While DuPont Crescent will be accessible from the 34th Street Bridge and from Wharton Street, the trail will exist as a disconnected strip, a forlorn lozenge flanking an industrial desert, at least for awhile.

The boardwalk to South Street will be much more costly - roughly $10 million - and more difficult to complete.

Syrnick said that he hoped for some state funding, but that the project is not, as they say, shovel-ready yet. The new South Street Bridge, however, scheduled for completion in late 2010, has a trail ramp integrated into its design, and Syrnick hopes that will help push for completion of the boardwalk. No one, he believes, wants a ramp to nowhere.

At South Street, the trail will have to cross over to the west side of the river for the simple reason that the eastern bank of the river is still in active use by Peco.

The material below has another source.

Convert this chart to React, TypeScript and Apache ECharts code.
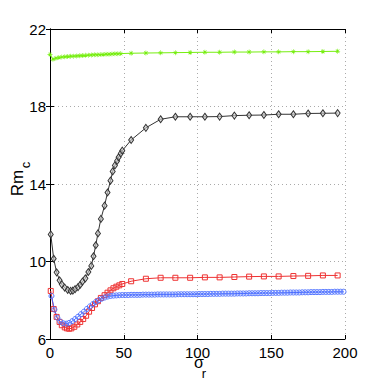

On the west side of the river, the Schuylkill Expressway blocks access to the water. Syrnick believes a route can be found near the river, perhaps along a little-used service road.

At 34th Street, the trail would cross back over along the existing bridge to the eastern bank, run down to the DuPont property and around the crescent on the newly acquired land. Just past the Grays Ferry Bridge, where an abandoned railroad swing bridge already exists, the trail would cross back over to the west bank and run down to Bartram's Garden.

"That's where you want to be," said Syrnick. "It sounds like a lot of crossing over the river, but guess what - that's what's cool about it.

"We've got seven miles to go to the Delaware River," he said. "It's not possible to build [the trail] in order. So we say when you get it, build it, and if there's a gap, that will create an urgency to close that gap."